"old China hand"
rick at MOUSEHERDER.COM
Sat May 11 11:55:38 UTC 2002
When we visit family in the south Texas ranch country we still hear "hand" a
lot, usually referring to a hired person, as in "a good hand to have
around", "he's a good hand," or just "he's a hired hand." But it is also
used to imply skill or dexterity as in "he's a good hand with horses,"
"she's good at whatever she puts (or turns) her hand to" or "it takes a
fine hand". John Ford westerns are replete with uses of hand in both these
senses, usually uttered by John Wayne.
Specifically about OCH, however, in my readings it seems to have been used
chiefly by the British to describe expatriate living and working in China,
particularly Shanghai, Hong Kong, and Taiwan just before WWII and who were
interned by the invading Japanese. But there are other shades of usage.
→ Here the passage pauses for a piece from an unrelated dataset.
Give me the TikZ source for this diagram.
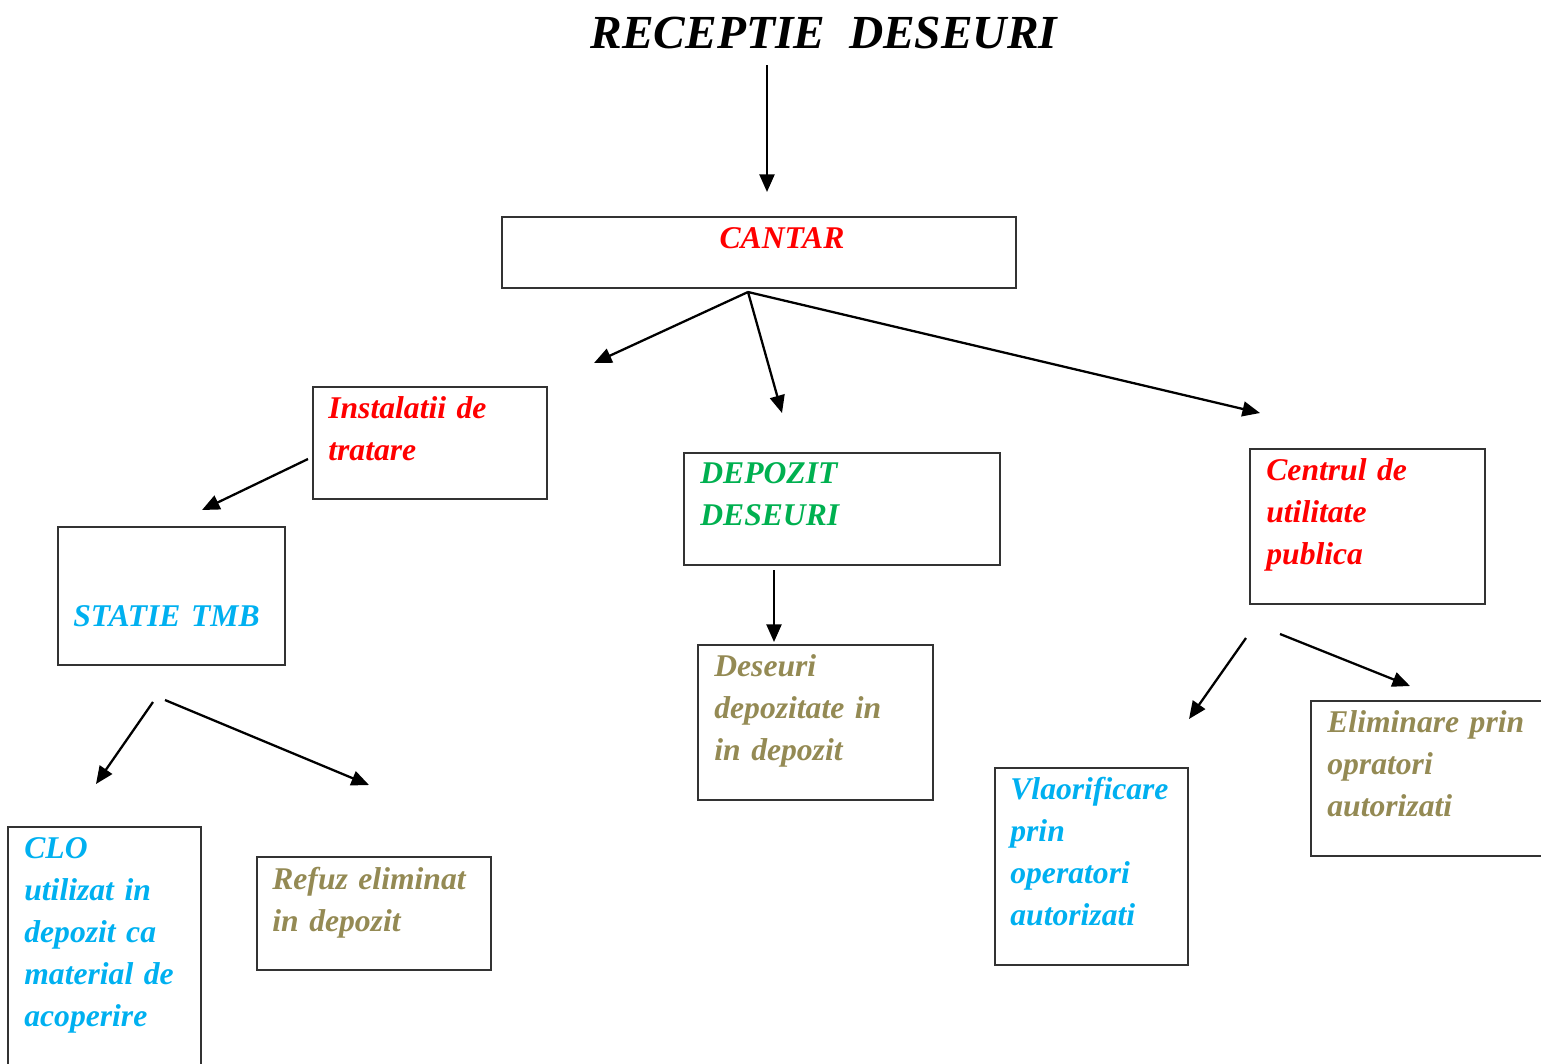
\documentclass[tikz,border=0pt]{standalone}
\usepackage{fontspec}
\setmainfont{Liberation Serif}
\usepackage{tikz}
\usetikzlibrary{arrows.meta,positioning,fit}
\definecolor{wred}{RGB}{255,0,0}
\definecolor{wgreen}{RGB}{0,176,80}
\definecolor{wcyan}{RGB}{0,176,240}
\definecolor{wolive}{RGB}{148,138,84}
\tikzset{
    box/.style={draw=black!80,line width=0.8pt,inner sep=0pt},
    lbl/.style={anchor=base west,inner sep=0pt,text width=6cm,align=left,
        font=\fontsize{18}{24}\selectfont\bfseries\itshape,text=#1},
    lbl/.default=black,
    arr/.style={-{Triangle[length=10pt,width=8.5pt]},line width=1.3pt},
}

\begin{document}
\begin{tikzpicture}[x=0.02cm,y=-0.02cm]
        \useasboundingbox (0,0) rectangle (1541,1063);
        \clip (0,0) rectangle (1541,1063);
        % title
        \node[anchor=base,inner sep=0pt,font=\fontsize{27}{32}\selectfont\bfseries\itshape]
            (title) at (824,48) {RECEPTIE\ \ DESEURI};
        % boxes
        \node[box, fit={(502,217) (1016,288)}] (cantar) {};
        \node[box, fit={(313,387) (547,499)}] (instal) {};
        \node[box, fit={(684,453) (1000,565)}] (depozit) {};
        \node[box, fit={(1250,449) (1485,604)}] (centrul) {};
        \node[box, fit={(58,527) (285,665)}] (tmb) {};
        \node[box, fit={(698,645) (933,800)}] (deseuri) {};
        \node[box, fit={(8,827) (201,1080)}] (clo) {};
        \node[box, fit={(257,857) (491,970)}] (refuz) {};
        \node[box, fit={(995,768) (1188,965)}] (valor) {};
        \node[box, fit={(1311,701) (1560,856)}] (elim) {};
        % texts
        \node[lbl=wred, anchor=base, text width=, align=center] (tcantar) at (782,248) {CANTAR};
        \node[lbl=wred] (tinstal) at (328,418) {Instalatii de\\tratare};
        \node[lbl=wgreen] (tdepozit) at (700,483) {DEPOZIT\\DESEURI};
        \node[lbl=wred] (tcentrul) at (1266,480) {Centrul de\\utilitate\\publica};
        \node[lbl=wcyan] (ttmb) at (73,626) {STATIE TMB};
        \node[lbl=wolive] (tdeseuri) at (714,676) {Deseuri\\depozitate in\\in depozit};
        \node[lbl=wcyan] (tclo) at (24,858) {CLO\\utilizat in\\depozit ca\\material de\\acoperire};
        \node[lbl=wolive] (trefuz) at (272,889) {Refuz eliminat\\in depozit};
        \node[lbl=wcyan] (tvalor) at (1010,799) {Vlaorificare\\prin\\operatori\\autorizati};
        \node[lbl=wolive] (telim) at (1327,732) {Eliminare prin\\opratori\\autorizati};
        % arrow ends
        \coordinate (a0) at (767,65);
        \coordinate (a1) at (767,192);
        \coordinate (b0) at (748,292);
        \coordinate (b1) at (594,363);
        \coordinate (b2) at (782,413);
        \coordinate (b3) at (1260,413);
        \coordinate (c0) at (308,459);
        \coordinate (c1) at (202,510);
        \coordinate (d0) at (774,570);
        \coordinate (d1) at (774,642);
        \coordinate (e0) at (153,702);
        \coordinate (e1) at (96,784);
        \coordinate (f0) at (165,700);
        \coordinate (f1) at (369,785);
        \coordinate (g0) at (1246,638);
        \coordinate (g1) at (1189,719);
        \coordinate (h0) at (1280,634);
        \coordinate (h1) at (1410,686);
        % arrows
        \draw[arr] (a0) -- (a1);
        \foreach \t in {b1,b2,b3}
            \draw[arr] (b0) -- (\t);
        \draw[arr] (c0) -- (c1);
        \draw[arr] (d0) -- (d1);
        \draw[arr] (e0) -- (e1);
        \draw[arr] (f0) -- (f1);
        \draw[arr] (g0) -- (g1);
        \draw[arr] (h0) -- (h1);
    \end{tikzpicture}
\end{document}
In the US CIA and it's predecessor the OSS, Old China Hand was used to
describe operatives placed in China during or after WWII but before the
official formation of the CIA. These OCHs monitored and reported on the
Communist uprising and supported the Nationalists. This type of OCH pops up
frequently in post war spy thrillers, including the writings of Ian Fleming
and, later, Richard Condon. Within the CIA, many Old China Hands were
recalled to help form the agency, so for many years in the Asia section
there was a bright line of distinction between OCHs (the founding fathers)
and the new hires.
Interestingly, there is a subset of Old China Hand in the radio world that
gives the term a double meaning. I'm a Ham radio operator and when I was on
Guam I frequently chatted with elderly Hams on Taiwan and Hong Kong who
counted themselves among the few remaining Old China Hands radio operators,
a subset of the spy crowd. These OCHs were friendly radio operators,
usually Chinese Nationalists, who helped with communications for the cloak &
dagger set of Old China Hands. In this sense HAND is also part of a
descriptive used during the Morse Code days as in "he's got a smooth hand
[on the Morse key]" or "worst hand I ever copied," giving the term a double
Finally, a few weeks ago I noticed in the International Herald Tribune where
OCH is making a come back in international business. This time, however, it
is being used as a pejorative by Americans of Asian heritage who are in the
business consultant field and is used to describe Westerners claiming to
have vast experience and contacts in China but who can't deliver (from an ad
in the IHT--two pix side by side, one an older tweedy but tired-looking
western male with walrus mustache, a curved pipe stem in the bottom of the
frame, and the other a young, engaging, fashion-forward Asian female. Tag
line was something along the lines of: which Old China Hand do you think can
deliver today's China?).
In your translation business, I'd imagine OCH would have vastly different
cultural meanings, depending not only on the age of your audience but also
on whether your audience was British or Nationalist or Communist Chinese.